Monday, October 31, 2016

Wait for It

So, I think I've mentioned in other posts (like this one *cough*) that I'm not normally one for bandwagons.  Thankfully, though, I'd only heard a few things about Hamilton and was therefore able to embrace it and enjoy it.  

For those that have not had the opportunity to listen to it yet, it is a lot of fun and is well put together, a warts and all story.  The construction, too, is slick, with reoccurring motifs in the music and lyrics that are used in different ways at different points in the stories.  One of my favorite elements, though, is how Aaron Burr is a foil for Hamilton the whole way through.  Alexander Hamilton is always goes through life in a rush, always taking risks, pushing forward, and writing excessively, "like he's running out of time."  Aaron, however, takes a very different perspective in my favorite song of the whole musical:  check it out.  



Aaron Burr, in the musical at least, always weighs his options.  He doesn't choose a side so that he can choose when the time is right, waiting for the right opportunity.  Alexander Hamilton, by contrast, seems to keep winning despite going against Aaron's philosophy, which Aaron finds both perplexing and amazing.  Immediately before this song, Alexander recommends to Aaron to go after the woman he's in love with, even though she is married to a British officer.  He starts the song musing over this situation.  

"Love doesn't discriminate between the sinners and the saints...
And if there's a reason I'm by her side
When so many have tried,
I'm willing to wait for it
I'm willing to wait for it"

Aaron is recognizing that he doesn't fully understand why his lover chose him over anyone else that she could have had.  He's willing to wait and find out what that reason is, mostly I believe out of gratitude, not wanting to question his own good fortune.  Then, he starts reflecting on his parents.  

"Death doesn't discriminate between the sinners and the saints...
And if there's a reason I'm still alive
When everyone who loves me has died
I'm willing to wait for it
I'm willing to wait for it"

Aaron's not sure why his parents were taken from him or why he is still alive, but he's willing to wait to see what the reason is for this, too.  

However, Aaron seems to be tired of trying to justify this waiting, declaring that he's "not standing still, [he's] lying in wait."  His thoughts this shift to his rival, noticing that although Alexander Hamilton acts counter-intuitively to everything else he's believed, he somehow still seems to come out on top.  This, too, confuses Aaron, and he's willing to wait and see what the reason for that is, too.  

"Life doesn't discriminate between the sinners and the saints
It takes and it takes and it takes
We keep living anyway
We rise and we fall and we make our mistakes
And if there's a reason I'm still alive
When so many have died
Then I'm willing to wait for it"

Through the course of the musical, we can see both Hamilton and Burr cross paths again and again, each time subtlely changing the other, until Aaron goes out on a limb for something he wants and Alexander specifically refrains from taking sides until he has to.  
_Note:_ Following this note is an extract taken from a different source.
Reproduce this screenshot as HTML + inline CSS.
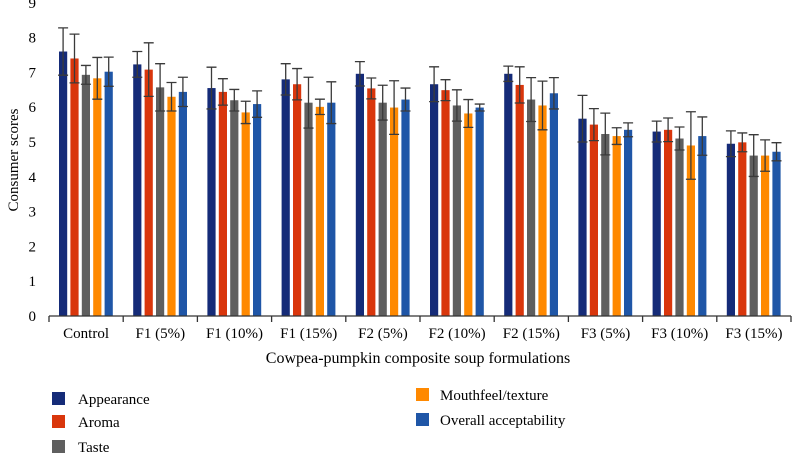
<!DOCTYPE html>
<html><head><meta charset="utf-8"><style>
body{margin:0;background:#fff;}
svg{display:block;font-family:"Liberation Serif",serif;}
</style></head><body>
<svg id="chart" width="792" height="455" viewBox="0 0 792 455">
<g id="plot"></g>
<text x="18" y="160" font-size="15" text-anchor="middle" transform="rotate(-90 18 160)">Consumer scores</text>
<text x="418" y="363" font-size="16" text-anchor="middle">Cowpea-pumpkin composite soup formulations</text>
<g font-size="15">
<g><rect x="52" y="392" width="13" height="13" fill="#152b78"/><text x="78" y="404">Appearance</text></g>
<g><rect x="52" y="415" width="13" height="13" fill="#d9360c"/><text x="78" y="427">Aroma</text></g>
<g><rect x="52" y="440" width="13" height="13" fill="#5f5f5f"/><text x="78" y="452">Taste</text></g>
<g><rect x="416" y="388" width="13" height="13" fill="#ff8900"/><text x="440" y="400">Mouthfeel/texture</text></g>
<g><rect x="416" y="413" width="13" height="13" fill="#1f56a7"/><text x="440" y="425">Overall acceptability</text></g>
</g>
</svg>
<script>
const categories=["Control","F1 (5%)","F1 (10%)","F1 (15%)","F2 (5%)","F2 (10%)","F2 (15%)","F3 (5%)","F3 (10%)","F3 (15%)"];
const appearance=[7.6,7.23,6.55,6.8,6.96,6.66,6.96,5.67,5.3,4.95];
const aroma=[7.4,7.08,6.44,6.66,6.54,6.49,6.64,5.5,5.35,4.99];
const taste=[6.93,6.57,6.2,6.13,6.13,6.05,6.22,5.23,5.1,4.61];
const mouthfeel=[6.83,6.3,5.85,6.01,5.99,5.82,6.05,5.17,4.9,4.61];
const overall=[7.02,6.44,6.09,6.13,6.22,5.99,6.4,5.35,5.17,4.72];
const errAppearance=[0.68,0.37,0.6,0.45,0.35,0.5,0.22,0.67,0.3,0.37];
const errAroma=[0.7,0.77,0.38,0.45,0.3,0.3,0.52,0.46,0.34,0.27];
const errTaste=[0.27,0.68,0.31,0.73,0.5,0.45,0.63,0.6,0.33,0.6];
const errMouthfeel=[0.6,0.41,0.32,0.22,0.77,0.4,0.7,0.24,0.97,0.45];
const errOverall=[0.42,0.42,0.38,0.6,0.33,0.1,0.45,0.2,0.55,0.26];
const yTicks=[0,1,2,3,4,5,6,7,8,9];
const seriesNames=["appearance","aroma","taste","mouthfeel","overall"];
const series=[appearance,aroma,taste,mouthfeel,overall];
const errs=[errAppearance,errAroma,errTaste,errMouthfeel,errOverall];
const colors=["#152b78","#d9360c","#5f5f5f","#ff8900","#1f56a7"];
const NS="http://www.w3.org/2000/svg";
const g=document.getElementById("plot");
const x0=49,x1=791,y0=316,pxPerUnit=34.8;
const gw=(x1-x0)/categories.length;
function y(v){return y0-v*pxPerUnit;}
function gx(i){return x0+i*gw;}
function mk(t,a){const e=document.createElementNS(NS,t);for(const k in a)e.setAttribute(k,a[k]);g.appendChild(e);return e;}
yTicks.forEach(t=>{const e=mk("text",{x:36,y:y(t)+5,"font-size":15,"text-anchor":"end"});e.textContent=t;

});
categories.forEach((c,i)=>{
 series.forEach((s,j)=>{
  const bx=gx(i)+10+j*11.4;
  const r=mk("rect",{x:bx,y:y(s[i]),width:8.2,height:y0-y(s[i]),fill:colors[j]});
  
  
  const cx=bx+4.1,hi=y(s[i]+errs[j][i]),lo=y(s[i]-errs[j][i]);
  const eb=mk("path",{d:`M${cx} ${hi}V${lo}M${cx-5} ${hi}H${cx+5}M${cx-5} ${lo}H${cx+5}`,stroke:"#3a3a3a","stroke-width":1.3,fill:"none"});
  
  
 });
 const l=mk("text",{x:gx(i)+gw/2,y:338,"font-size":15,"text-anchor":"middle"});l.textContent=c;
 
 
});
const ax=mk("path",{d:`M${x0} ${y0}H${x1}`,stroke:"#333","stroke-width":1.3});


for(let i=0;i<=categories.length;i++){const t=mk("path",{d:`M${gx(i)} ${y0}V${y0+6}`,stroke:"#333","stroke-width":1.3});

}
</script>
</body></html>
I have had a conversation with many people recently, it seems, particularly over the last couple of years, where we had a discussion about waiting.  It seems that Andy and I know a lot of people right now that are in transition states.  Some of that is a product of decisions that were made, but in more cases, this is now a part of millennial life--when you've grown up hearing that you must go to college in order to get a good job, even implying that you will surely then get a good job upon finishing college, saddled with on average 25K worth of debt, told that you should find a unique vocation and you're "too good" for flipping burgers, well, a lot of us would rather have started out with nothing instead of all that baggage.  

We're not lazy--the world is just different.  We're not failures for not doing everything exactly as our parents did.  We're not failures for not being exactly where someone else things we should be in life.  In fact, we're not even failures for not being where WE want to be in life.  

That comes back to the waiting thing.  Andy and I have agreed that we are homesick for the future, that there are definitely places that we want to be in life that aren't exactly where we are now.  But we're still making all of the right steps toward that future.  Waiting is not an idle thing--we're preparing  in every way we can now.  It doesn't make us any less frustrated, but its reassuring all the same.  For the things we really want, we're willing to wait. 

And in the meanwhile, there are many good things about where we're at now, surrounding ourselves with good people, adventures, and attempting to be fiscally responsible.  Everything else will hopefully make sense in time.